● OBJECTIVE
Reproduce all lines of the listing below in which the word "chart" occurs.

[Records with drawing code]
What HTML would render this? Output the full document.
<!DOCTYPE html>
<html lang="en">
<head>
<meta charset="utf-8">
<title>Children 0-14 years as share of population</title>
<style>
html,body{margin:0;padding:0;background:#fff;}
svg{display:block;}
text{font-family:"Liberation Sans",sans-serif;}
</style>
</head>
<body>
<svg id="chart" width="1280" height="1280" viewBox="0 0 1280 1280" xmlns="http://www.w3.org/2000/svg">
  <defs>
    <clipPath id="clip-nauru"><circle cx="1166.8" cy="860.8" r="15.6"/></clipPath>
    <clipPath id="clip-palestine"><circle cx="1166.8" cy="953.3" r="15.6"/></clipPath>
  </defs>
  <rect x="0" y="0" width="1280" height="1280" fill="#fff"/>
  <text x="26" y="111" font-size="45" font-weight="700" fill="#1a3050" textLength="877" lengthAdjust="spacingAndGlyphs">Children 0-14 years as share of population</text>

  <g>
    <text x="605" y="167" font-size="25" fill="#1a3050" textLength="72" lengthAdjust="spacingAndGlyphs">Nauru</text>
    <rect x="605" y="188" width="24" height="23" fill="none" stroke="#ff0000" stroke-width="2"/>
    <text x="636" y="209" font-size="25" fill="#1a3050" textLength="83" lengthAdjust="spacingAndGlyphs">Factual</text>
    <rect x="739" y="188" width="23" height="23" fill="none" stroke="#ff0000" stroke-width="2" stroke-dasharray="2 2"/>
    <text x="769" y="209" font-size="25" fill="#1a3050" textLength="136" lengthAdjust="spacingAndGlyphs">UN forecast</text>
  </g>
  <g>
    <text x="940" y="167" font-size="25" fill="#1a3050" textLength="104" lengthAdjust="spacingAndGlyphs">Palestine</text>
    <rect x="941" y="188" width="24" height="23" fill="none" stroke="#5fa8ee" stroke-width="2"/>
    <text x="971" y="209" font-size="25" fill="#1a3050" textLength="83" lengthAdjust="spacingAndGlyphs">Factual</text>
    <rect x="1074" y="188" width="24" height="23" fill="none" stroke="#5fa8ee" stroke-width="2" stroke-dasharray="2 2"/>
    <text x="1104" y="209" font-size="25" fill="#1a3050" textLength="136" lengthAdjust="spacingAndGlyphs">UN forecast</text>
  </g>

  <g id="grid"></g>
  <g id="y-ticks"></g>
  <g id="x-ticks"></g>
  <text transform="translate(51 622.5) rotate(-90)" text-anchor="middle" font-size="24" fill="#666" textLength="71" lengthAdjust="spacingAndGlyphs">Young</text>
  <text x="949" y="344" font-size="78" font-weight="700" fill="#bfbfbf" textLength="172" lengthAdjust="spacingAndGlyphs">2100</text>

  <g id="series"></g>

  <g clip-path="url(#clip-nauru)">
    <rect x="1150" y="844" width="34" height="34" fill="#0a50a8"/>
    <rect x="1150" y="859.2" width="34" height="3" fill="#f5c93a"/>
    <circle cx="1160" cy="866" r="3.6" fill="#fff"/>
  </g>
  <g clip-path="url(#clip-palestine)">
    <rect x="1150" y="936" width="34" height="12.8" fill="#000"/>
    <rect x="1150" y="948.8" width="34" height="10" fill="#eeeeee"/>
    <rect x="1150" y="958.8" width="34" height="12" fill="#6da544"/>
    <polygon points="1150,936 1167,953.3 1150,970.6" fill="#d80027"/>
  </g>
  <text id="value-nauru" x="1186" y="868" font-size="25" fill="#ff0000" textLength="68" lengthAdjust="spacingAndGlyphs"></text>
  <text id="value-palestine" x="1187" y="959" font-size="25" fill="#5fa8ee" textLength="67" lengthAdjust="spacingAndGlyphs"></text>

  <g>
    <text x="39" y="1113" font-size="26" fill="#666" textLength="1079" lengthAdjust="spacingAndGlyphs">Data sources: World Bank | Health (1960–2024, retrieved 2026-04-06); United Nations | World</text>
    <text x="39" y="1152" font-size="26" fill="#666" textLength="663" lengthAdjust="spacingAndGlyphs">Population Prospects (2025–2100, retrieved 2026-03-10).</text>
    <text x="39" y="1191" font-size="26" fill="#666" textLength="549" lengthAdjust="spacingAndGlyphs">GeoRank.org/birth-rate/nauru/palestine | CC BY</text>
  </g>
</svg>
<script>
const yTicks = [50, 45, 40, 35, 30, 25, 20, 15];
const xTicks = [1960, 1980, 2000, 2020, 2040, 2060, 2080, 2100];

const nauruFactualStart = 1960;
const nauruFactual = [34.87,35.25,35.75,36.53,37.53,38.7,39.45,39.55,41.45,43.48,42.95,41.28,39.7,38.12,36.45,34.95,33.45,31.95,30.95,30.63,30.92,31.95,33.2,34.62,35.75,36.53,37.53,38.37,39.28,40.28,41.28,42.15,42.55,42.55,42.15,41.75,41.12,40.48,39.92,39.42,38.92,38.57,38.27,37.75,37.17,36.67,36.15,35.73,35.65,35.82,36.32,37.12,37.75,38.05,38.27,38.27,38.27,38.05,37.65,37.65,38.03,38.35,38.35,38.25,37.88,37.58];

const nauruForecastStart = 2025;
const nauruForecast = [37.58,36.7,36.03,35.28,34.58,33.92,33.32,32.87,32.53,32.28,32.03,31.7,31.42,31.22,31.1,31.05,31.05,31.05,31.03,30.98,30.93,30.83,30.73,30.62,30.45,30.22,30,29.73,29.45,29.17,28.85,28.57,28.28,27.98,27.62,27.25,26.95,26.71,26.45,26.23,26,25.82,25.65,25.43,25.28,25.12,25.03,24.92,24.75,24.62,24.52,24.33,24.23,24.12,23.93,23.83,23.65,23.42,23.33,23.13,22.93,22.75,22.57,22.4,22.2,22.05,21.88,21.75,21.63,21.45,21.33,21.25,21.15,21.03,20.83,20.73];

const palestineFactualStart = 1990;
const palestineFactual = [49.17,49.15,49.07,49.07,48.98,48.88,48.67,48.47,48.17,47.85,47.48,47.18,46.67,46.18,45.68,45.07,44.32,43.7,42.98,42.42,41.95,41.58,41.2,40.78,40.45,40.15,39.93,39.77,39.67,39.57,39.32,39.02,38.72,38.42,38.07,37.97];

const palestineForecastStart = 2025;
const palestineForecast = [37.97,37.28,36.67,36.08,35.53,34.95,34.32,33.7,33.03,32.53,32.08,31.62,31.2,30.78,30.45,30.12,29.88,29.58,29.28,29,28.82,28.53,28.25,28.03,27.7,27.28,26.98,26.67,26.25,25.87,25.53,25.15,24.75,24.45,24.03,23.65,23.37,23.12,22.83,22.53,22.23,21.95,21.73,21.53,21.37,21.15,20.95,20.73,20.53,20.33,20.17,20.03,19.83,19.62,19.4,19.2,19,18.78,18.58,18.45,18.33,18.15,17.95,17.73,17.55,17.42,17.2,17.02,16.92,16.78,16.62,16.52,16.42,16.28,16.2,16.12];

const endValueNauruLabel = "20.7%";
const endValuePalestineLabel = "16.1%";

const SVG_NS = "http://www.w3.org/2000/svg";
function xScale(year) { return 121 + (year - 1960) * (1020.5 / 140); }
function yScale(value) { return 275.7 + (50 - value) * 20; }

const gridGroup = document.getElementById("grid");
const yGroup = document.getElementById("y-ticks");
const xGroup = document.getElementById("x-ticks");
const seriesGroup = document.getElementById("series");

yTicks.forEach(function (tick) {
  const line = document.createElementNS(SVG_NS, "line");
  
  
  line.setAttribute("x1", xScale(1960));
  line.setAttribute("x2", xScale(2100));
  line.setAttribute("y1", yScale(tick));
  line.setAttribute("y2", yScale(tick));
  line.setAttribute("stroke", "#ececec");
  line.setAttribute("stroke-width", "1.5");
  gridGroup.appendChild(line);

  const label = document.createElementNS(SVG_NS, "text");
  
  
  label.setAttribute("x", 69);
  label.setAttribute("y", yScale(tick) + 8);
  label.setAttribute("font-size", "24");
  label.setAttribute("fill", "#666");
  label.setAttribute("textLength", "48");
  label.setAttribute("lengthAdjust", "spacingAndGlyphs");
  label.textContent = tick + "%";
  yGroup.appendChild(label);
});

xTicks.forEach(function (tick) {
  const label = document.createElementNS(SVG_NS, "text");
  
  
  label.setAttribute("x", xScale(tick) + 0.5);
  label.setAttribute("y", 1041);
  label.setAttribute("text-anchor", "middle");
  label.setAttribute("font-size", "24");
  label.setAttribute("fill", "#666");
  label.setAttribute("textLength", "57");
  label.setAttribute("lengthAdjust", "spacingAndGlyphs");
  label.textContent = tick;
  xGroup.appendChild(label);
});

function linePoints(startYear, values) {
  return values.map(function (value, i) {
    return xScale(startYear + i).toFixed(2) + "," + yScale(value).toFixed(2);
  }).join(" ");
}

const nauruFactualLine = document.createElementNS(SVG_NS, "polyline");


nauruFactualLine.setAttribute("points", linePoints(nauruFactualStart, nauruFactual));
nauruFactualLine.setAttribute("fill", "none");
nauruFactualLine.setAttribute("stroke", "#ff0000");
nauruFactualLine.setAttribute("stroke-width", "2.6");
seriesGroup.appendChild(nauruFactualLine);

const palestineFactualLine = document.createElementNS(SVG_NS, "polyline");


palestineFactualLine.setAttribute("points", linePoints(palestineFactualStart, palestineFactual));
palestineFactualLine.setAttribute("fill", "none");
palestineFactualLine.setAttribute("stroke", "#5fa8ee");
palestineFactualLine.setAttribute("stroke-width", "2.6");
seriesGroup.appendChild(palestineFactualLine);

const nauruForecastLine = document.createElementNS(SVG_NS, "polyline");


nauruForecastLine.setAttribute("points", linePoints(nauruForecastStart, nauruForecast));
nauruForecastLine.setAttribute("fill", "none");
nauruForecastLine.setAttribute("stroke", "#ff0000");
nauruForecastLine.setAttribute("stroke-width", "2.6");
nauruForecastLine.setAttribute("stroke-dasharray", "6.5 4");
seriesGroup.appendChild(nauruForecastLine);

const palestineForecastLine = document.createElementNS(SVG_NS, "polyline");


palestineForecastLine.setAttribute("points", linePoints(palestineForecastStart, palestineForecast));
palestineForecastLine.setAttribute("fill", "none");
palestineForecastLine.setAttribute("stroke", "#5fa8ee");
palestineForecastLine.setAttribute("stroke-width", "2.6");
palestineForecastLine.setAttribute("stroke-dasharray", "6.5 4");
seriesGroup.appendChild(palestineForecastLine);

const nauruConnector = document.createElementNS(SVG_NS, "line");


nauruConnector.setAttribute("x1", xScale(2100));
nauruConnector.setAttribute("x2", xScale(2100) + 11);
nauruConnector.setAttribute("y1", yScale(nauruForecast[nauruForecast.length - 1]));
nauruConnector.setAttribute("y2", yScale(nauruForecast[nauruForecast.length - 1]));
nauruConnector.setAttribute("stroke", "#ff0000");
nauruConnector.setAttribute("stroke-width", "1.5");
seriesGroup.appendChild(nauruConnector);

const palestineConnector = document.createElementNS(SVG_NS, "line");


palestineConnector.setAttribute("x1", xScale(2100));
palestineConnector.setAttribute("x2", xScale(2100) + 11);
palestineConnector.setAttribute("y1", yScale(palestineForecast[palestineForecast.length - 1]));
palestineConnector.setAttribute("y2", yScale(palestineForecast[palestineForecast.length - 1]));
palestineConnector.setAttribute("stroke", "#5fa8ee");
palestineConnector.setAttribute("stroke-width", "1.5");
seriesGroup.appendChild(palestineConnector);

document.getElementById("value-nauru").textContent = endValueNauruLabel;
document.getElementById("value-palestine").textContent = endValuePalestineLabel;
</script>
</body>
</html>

...

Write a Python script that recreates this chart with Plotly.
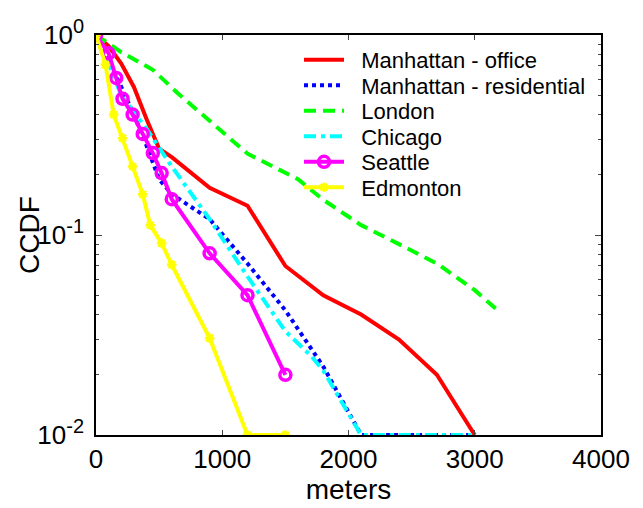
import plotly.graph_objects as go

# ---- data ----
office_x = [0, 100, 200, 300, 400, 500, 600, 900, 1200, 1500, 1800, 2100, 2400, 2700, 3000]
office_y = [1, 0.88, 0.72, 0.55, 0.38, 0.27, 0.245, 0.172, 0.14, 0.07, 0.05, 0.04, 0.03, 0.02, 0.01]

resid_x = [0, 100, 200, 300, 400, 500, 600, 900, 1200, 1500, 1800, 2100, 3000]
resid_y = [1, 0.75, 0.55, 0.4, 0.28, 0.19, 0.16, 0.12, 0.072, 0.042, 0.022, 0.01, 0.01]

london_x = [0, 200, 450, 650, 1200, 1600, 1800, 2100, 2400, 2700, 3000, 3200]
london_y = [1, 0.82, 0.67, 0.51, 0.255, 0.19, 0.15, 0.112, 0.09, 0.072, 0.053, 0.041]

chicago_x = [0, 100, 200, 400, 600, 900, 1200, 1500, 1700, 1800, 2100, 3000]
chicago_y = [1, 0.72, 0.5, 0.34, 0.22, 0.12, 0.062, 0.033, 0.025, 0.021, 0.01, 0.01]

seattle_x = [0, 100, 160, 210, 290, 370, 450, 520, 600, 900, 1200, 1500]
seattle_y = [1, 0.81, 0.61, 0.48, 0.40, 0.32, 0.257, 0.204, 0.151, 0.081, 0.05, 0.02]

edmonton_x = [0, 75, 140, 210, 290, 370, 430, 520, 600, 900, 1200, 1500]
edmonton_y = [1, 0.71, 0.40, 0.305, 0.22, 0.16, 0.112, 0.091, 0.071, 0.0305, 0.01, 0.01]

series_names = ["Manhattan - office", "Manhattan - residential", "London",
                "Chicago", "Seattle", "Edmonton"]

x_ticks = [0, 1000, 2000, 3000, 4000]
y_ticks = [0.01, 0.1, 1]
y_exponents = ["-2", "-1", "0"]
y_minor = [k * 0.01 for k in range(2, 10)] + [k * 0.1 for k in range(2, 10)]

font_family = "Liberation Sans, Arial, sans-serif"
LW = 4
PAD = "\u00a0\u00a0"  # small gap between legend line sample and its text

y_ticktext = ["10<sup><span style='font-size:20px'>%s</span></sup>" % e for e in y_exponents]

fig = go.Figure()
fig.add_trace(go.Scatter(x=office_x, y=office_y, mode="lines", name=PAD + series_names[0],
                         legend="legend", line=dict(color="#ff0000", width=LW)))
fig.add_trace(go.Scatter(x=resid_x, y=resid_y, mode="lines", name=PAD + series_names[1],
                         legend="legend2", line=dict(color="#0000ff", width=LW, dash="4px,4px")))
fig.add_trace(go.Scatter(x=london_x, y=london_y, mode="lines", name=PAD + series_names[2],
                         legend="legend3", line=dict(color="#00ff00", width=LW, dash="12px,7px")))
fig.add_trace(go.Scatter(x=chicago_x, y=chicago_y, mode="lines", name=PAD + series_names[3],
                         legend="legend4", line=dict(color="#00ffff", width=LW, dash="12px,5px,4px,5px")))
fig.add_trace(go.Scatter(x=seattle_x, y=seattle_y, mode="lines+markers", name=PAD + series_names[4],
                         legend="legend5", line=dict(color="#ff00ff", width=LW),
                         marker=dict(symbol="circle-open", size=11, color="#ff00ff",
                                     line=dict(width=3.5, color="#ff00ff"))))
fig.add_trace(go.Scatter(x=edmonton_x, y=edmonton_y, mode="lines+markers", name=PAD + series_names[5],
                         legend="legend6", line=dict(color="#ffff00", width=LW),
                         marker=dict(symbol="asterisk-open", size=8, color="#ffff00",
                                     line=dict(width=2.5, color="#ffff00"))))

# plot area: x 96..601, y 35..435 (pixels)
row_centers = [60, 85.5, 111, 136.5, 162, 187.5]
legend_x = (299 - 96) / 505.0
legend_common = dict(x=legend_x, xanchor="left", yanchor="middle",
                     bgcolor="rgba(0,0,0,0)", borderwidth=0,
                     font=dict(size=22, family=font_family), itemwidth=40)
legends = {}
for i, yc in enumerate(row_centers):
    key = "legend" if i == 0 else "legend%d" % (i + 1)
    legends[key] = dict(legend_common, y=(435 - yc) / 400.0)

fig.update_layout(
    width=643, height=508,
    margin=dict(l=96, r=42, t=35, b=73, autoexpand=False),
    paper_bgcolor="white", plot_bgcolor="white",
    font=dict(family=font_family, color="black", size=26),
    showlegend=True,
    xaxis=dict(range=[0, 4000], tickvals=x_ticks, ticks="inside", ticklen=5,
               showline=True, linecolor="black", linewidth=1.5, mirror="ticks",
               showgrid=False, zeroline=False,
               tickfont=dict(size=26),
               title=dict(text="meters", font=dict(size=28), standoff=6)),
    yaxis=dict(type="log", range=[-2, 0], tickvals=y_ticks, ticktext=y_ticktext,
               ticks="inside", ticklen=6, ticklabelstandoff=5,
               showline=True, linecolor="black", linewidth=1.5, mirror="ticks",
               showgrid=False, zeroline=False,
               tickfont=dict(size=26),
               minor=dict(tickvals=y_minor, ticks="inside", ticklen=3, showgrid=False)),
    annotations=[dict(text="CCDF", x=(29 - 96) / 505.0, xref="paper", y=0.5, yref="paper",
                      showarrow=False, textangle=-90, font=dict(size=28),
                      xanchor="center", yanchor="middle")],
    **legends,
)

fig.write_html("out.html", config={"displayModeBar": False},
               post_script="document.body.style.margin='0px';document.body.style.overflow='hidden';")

● EXERCISE OUTPUT
<svg id="chart" width="1280" height="1280" viewBox="0 0 1280 1280" xmlns="http://www.w3.org/2000/svg">
Write a Python script that recreates this chart with Plotly.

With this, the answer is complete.